Sunday, March 26, 2006

Potential Missing Link Remains Unearthed in Ethiopia.


In an announcement that is certain to drive the Intelligent Design (Creationist) crowd even further into Denialville, the remains of another candidate in the sweepstakes to be the missing link between Homo Erectus and modern man were recently found in Ethiopia. Yahoo News AP wire excerpt:

ADDIS ABABA, Ethiopia - Scientists in northeastern Ethiopia said Saturday that they have discovered the skull of a small human ancestor that could be a missing link between the extinct Homo erectus and modern man.

The hominid cranium, found in two pieces and believed to be between 500,000 and 250,000 years old, "comes from a very significant period and is very close to the appearance of the anatomically modern human," said Sileshi Semaw, director of the Gona Paleoanthropological Research Project in Ethiopia.

Archaeologists found the early human cranium five weeks ago at Gawis in Ethiopia's northeastern Afar region, Sileshi said. Several stone tools and fossilized animals including two types of pigs, zebras, elephants, antelopes, cats, and rodents were also found at the site.

Sileshi, an Ethiopian paleoanthropologist based at Indiana University, said most fossil hominids are found in pieces but the near-complete skull, a rare find, provided a wealth of information. "The Gawis cranium provides us with the opportunity to look at the face of one of our ancestors," the archaeology project said in a statement.

Homo erectus, which many believe was an ancestor of modern Homo sapiens, is thought to have died out 100,000 to 200,000 years ago. The cranium dates to a time about which little is known, the transition from African Homo erectus to modern humans. The fossil record from Africa for this period is sparse and most of the specimens poorly dated, project archaeologists said.

The face and cranium of the fossil are recognizably different from those of modern humans, but bear unmistakable anatomical evidence that it belongs to the modern human's ancestry, Sileshi said.

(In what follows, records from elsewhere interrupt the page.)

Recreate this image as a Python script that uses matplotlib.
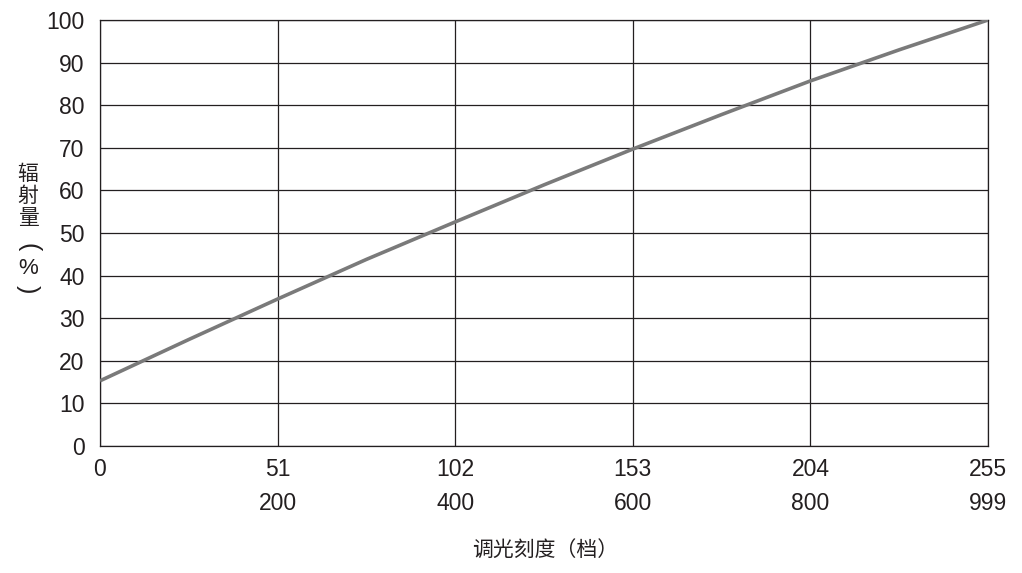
import matplotlib
matplotlib.use("Agg")
import matplotlib.pyplot as plt

plt.rcParams['font.family'] = ['Liberation Sans', 'Noto Sans CJK SC', 'DejaVu Sans']

# Data
x_levels = [0, 25.5, 51, 76.5, 102, 127.5, 153, 178.5, 204, 229.5, 255]
radiation = [15.3, 25.0, 34.5, 43.8, 52.6, 61.3, 69.7, 77.8, 85.7, 93.0, 100]
x_ticks = [0, 51, 102, 153, 204, 255]
x_tick_labels = ["0", "51\n200", "102\n400", "153\n600", "204\n800", "255\n999"]
y_ticks = [0, 10, 20, 30, 40, 50, 60, 70, 80, 90, 100]
x_label = "调光刻度（档）"
y_label_chars = ["辐", "射", "量", "(", "%", ")"]

fig = plt.figure(figsize=(10.22, 5.73), dpi=100)
ax = fig.add_axes([100/1022, (573-446)/573, 888/1022, 426/573])

ax.plot(x_levels, radiation, color='#7a7a7a', lw=2.6, solid_capstyle='butt', zorder=3)

ax.set_xlim(0, 255)
ax.set_ylim(0, 100)
ax.set_xticks(x_ticks)
ax.set_xticklabels(x_tick_labels, linespacing=1.6, va='top')
ax.set_yticks(y_ticks)
ax.tick_params(length=0, labelsize=16.5, colors='#231f20')
ax.tick_params(axis='x', pad=9)
ax.tick_params(axis='y', pad=11)
ax.grid(True, color='#231f20', lw=0.9)
for s in ax.spines.values():
    s.set_color('#231f20')
    s.set_linewidth(0.9)

fig.text(545/1022, 1 - 550/573, x_label, ha='center', va='center', fontsize=15,
         family=['Noto Sans CJK SC', 'DejaVu Sans'], color='#231f20')

ys = [174, 196, 218, 247, 268, 289]
for ch, yp in zip(y_label_chars, ys):
    if ch in "()":
        fig.text(28/1022, 1 - yp/573, ch, ha='center', va='center', fontsize=18,
                 family=['Liberation Sans'], color='#231f20', rotation=-90)
    elif ch == '%':
        fig.text(28/1022, 1 - yp/573, ch, ha='center', va='center', fontsize=16,
                 family=['Liberation Sans'], color='#231f20')
    else:
        fig.text(28/1022, 1 - yp/573, ch, ha='center', va='center', fontsize=15,
                 family=['Noto Sans CJK SC', 'DejaVu Sans'], color='#231f20')

fig.savefig('out.png', dpi=100)
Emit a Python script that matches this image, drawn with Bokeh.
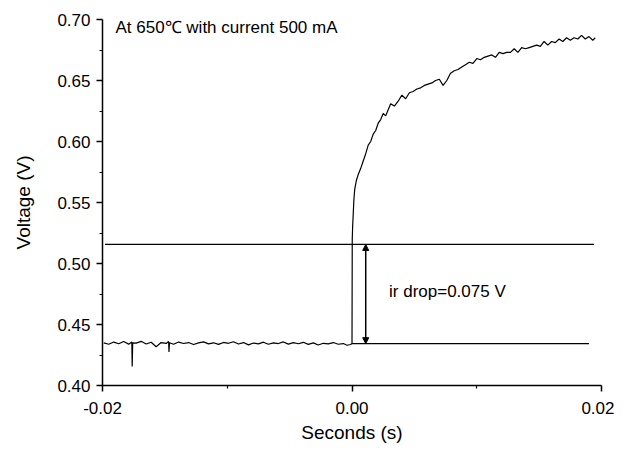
from bokeh.plotting import figure
from bokeh.models import Range1d, FixedTicker, NumeralTickFormatter, Arrow, NormalHead, Label
from bokeh.embed import file_html
from bokeh.resources import INLINE

# ---- data ----
base_t = [-0.0199, -0.0195, -0.0191, -0.0187, -0.0183, -0.0179, -0.01765, -0.01762, -0.01758,
          -0.0173, -0.0169, -0.0165, -0.0161, -0.0157, -0.0153, -0.0149, -0.0147, -0.01467,
          -0.01463, -0.0143, -0.0139, -0.0135, -0.0131, -0.0127, -0.0123, -0.0119, -0.0115,
          -0.0111, -0.0107, -0.0103, -0.0099, -0.0095, -0.0091, -0.0087, -0.0083, -0.0079,
          -0.0075, -0.0071, -0.0067, -0.0063, -0.0059, -0.0055, -0.0051, -0.0047, -0.0043,
          -0.0039, -0.0035, -0.0031, -0.0027, -0.0023, -0.0019, -0.0015, -0.0011, -0.0007,
          -0.0004, -0.0001, 0.0]
base_v = [0.4350, 0.4338, 0.4356, 0.4342, 0.4361, 0.4339, 0.4356, 0.4156, 0.4350,
          0.4347, 0.4362, 0.4340, 0.4355, 0.4318, 0.4352, 0.4345, 0.4360, 0.4274,
          0.4350, 0.4338, 0.4356, 0.4344, 0.4352, 0.4336, 0.4349, 0.4358, 0.4341,
          0.4350, 0.4337, 0.4353, 0.4346, 0.4359, 0.4340, 0.4352, 0.4333, 0.4348,
          0.4341, 0.4355, 0.4338, 0.4350, 0.4344, 0.4357, 0.4339, 0.4351, 0.4342,
          0.4354, 0.4337, 0.4349, 0.4332, 0.4346, 0.4341, 0.4352, 0.4338, 0.4344,
          0.4330, 0.4336, 0.4345]

rise_t = [0.00002, 0.00005, 0.00010, 0.00015, 0.00022, 0.00035, 0.00050, 0.00070, 0.00090,
          0.00110, 0.00130, 0.00150, 0.00170, 0.00190, 0.00210, 0.00230, 0.00250, 0.00270,
          0.00290, 0.00310, 0.00340, 0.00370, 0.00400, 0.00430, 0.00460, 0.00490, 0.00520,
          0.00550, 0.00580, 0.00610, 0.00640, 0.00670, 0.00700, 0.00730, 0.00760, 0.00790,
          0.00820, 0.00850, 0.00880, 0.00910, 0.00940, 0.00970, 0.01000, 0.01030, 0.01060,
          0.01090, 0.01120, 0.01150, 0.01180, 0.01210, 0.01240, 0.01270, 0.01300, 0.01330,
          0.01360, 0.01390, 0.01420, 0.01450, 0.01480, 0.01510, 0.01540, 0.01570, 0.01600,
          0.01630, 0.01660, 0.01690, 0.01720, 0.01750, 0.01780, 0.01810, 0.01840, 0.01870,
          0.01900, 0.01930, 0.01950]
rise_v = [0.520, 0.530, 0.541, 0.552, 0.561, 0.568, 0.573, 0.578, 0.584,
          0.590, 0.597, 0.600, 0.606, 0.609, 0.615, 0.618, 0.623, 0.621,
          0.626, 0.631, 0.629, 0.633, 0.638, 0.635, 0.640, 0.641, 0.643,
          0.644, 0.646, 0.647, 0.648, 0.650, 0.651, 0.646, 0.650, 0.656,
          0.658, 0.659, 0.661, 0.663, 0.665, 0.664, 0.668, 0.667, 0.669,
          0.670, 0.671, 0.669, 0.673, 0.672, 0.673, 0.673, 0.676, 0.673,
          0.677, 0.676, 0.677, 0.678, 0.679, 0.678, 0.682, 0.679, 0.682,
          0.681, 0.684, 0.682, 0.685, 0.683, 0.685, 0.684, 0.687, 0.684,
          0.686, 0.683, 0.685]

upper_level = 0.5156
lower_level = 0.4343
upper_span = [-0.0198, 0.0194]
lower_span = [0.0, 0.0190]
arrow_t = 0.0011

x_major = [-0.02, 0.0, 0.02]
x_minor = [-0.01, 0.01]
y_major = [0.40, 0.45, 0.50, 0.55, 0.60, 0.65, 0.70]
y_minor = [0.425, 0.475, 0.525, 0.575, 0.625, 0.675]

title_text = "At 650\u2103 with current 500 mA"
drop_text = "ir drop=0.075 V"
x_title = "Seconds (s)"
y_title = "Voltage (V)"

FONT = "Liberation Sans"

p = figure(width=614, height=445, output_backend="svg", toolbar_location=None,
           x_range=Range1d(-0.02, 0.02), y_range=Range1d(0.40, 0.70),
           min_border_left=102, min_border_top=19, min_border_right=13, min_border_bottom=57)
p.outline_line_color = None
p.grid.visible = False
p.background_fill_color = "white"

t_all = base_t + rise_t
v_all = base_v + rise_v
p.line(t_all, v_all, line_color="black", line_width=1.2)

p.line(upper_span, [upper_level, upper_level], line_color="black", line_width=1.2)
p.line(lower_span, [lower_level, lower_level], line_color="black", line_width=1.2)

p.add_layout(Arrow(x_start=arrow_t, y_start=lower_level, x_end=arrow_t, y_end=upper_level,
                   line_color="black", line_width=1.5,
                   start=NormalHead(size=6, fill_color="black", line_color="black"),
                   end=NormalHead(size=6, fill_color="black", line_color="black")))

p.add_layout(Label(x=-0.01896, y=0.6935, text=title_text, text_font=FONT,
                   text_font_size="17px", text_baseline="middle", text_color="black"))
p.add_layout(Label(x=0.00297, y=0.4767, text=drop_text, text_font=FONT,
                   text_font_size="17px", text_baseline="middle", text_color="black"))

for ax in (p.xaxis[0], p.yaxis[0]):
    ax.axis_line_color = "black"
    ax.axis_line_width = 1.5
    ax.major_tick_line_color = "black"
    ax.major_tick_line_width = 1.5
    ax.minor_tick_line_color = "black"
    ax.minor_tick_line_width = 1.2
    ax.major_tick_out = 6
    ax.major_tick_in = 0
    ax.minor_tick_out = 3
    ax.minor_tick_in = 0
    ax.major_label_text_font = FONT
    ax.major_label_text_font_size = "17px"
    ax.major_label_text_color = "black"
    ax.axis_label_text_font = FONT
    ax.axis_label_text_font_size = "19px"
    ax.axis_label_text_font_style = "normal"
    ax.axis_label_text_color = "black"
    ax.formatter = NumeralTickFormatter(format="0.00")

p.xaxis[0].ticker = FixedTicker(ticks=x_major, minor_ticks=x_minor)
p.yaxis[0].ticker = FixedTicker(ticks=y_major, minor_ticks=y_minor)
p.xaxis[0].axis_label = x_title
p.yaxis[0].axis_label = y_title
p.xaxis[0].major_label_standoff = 10
p.xaxis[0].axis_label_standoff = 5
p.yaxis[0].major_label_standoff = 6
p.yaxis[0].axis_label_standoff = 20

open("out.html", "w").write(file_html(p, INLINE))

Homo erectus left Africa about 2 million years ago and spread across Asia from Georgia in the Caucasus to China and Indonesia. It first appeared in Africa between 1 million and 2 million years ago. Between 1 million and perhaps 200,000 years ago, one or more species existed in Africa that gave rise to the earliest members of our own species Homo sapiens, between 150,000 and 200,000 years ago.

"This is really exciting because it joins a limited number of fossils which appear to be evolutionary between Homo erectus and our own species Homo sapiens," said Eric Delson, a paleoanthropologist at Lehman College of the City University of New York, who was not involved in the discovery but has followed the project.

Delson said the fossil found in Ethiopia "might represent a population broadly ancestral to modern humans or it might prove to be one of several side branches which died out without living descendants."

Snarky intro aside, this is a fascinating find on two major levels: One, it shows that the notion of the missing link is close to being a reality. Two, it further underscores a point that makes the ID advocates seem even sillier than they usually seem.

As detailed in the last sentence of the excerpt, it is well known that dozens of potential lines of ancient humans and proto-humans existed, but they are not around today because they were unable to adapt to their world (evolve) the way the immediate ancestors of modern Homo Sapiens could, and did.

Maybe this argument will make the IDers listen to reason for a change. Nah. They'll probably just twist the argument around to say that this discovery is proof that God tapped Homo Sapiens on the shoulder to inherit the world. Of course that would imply that God, either through aggression or negligence, condemned His (Her?) OTHER humanoid creations to extinction without a second thought. I have a feeling such a question would never occur to the average IDer.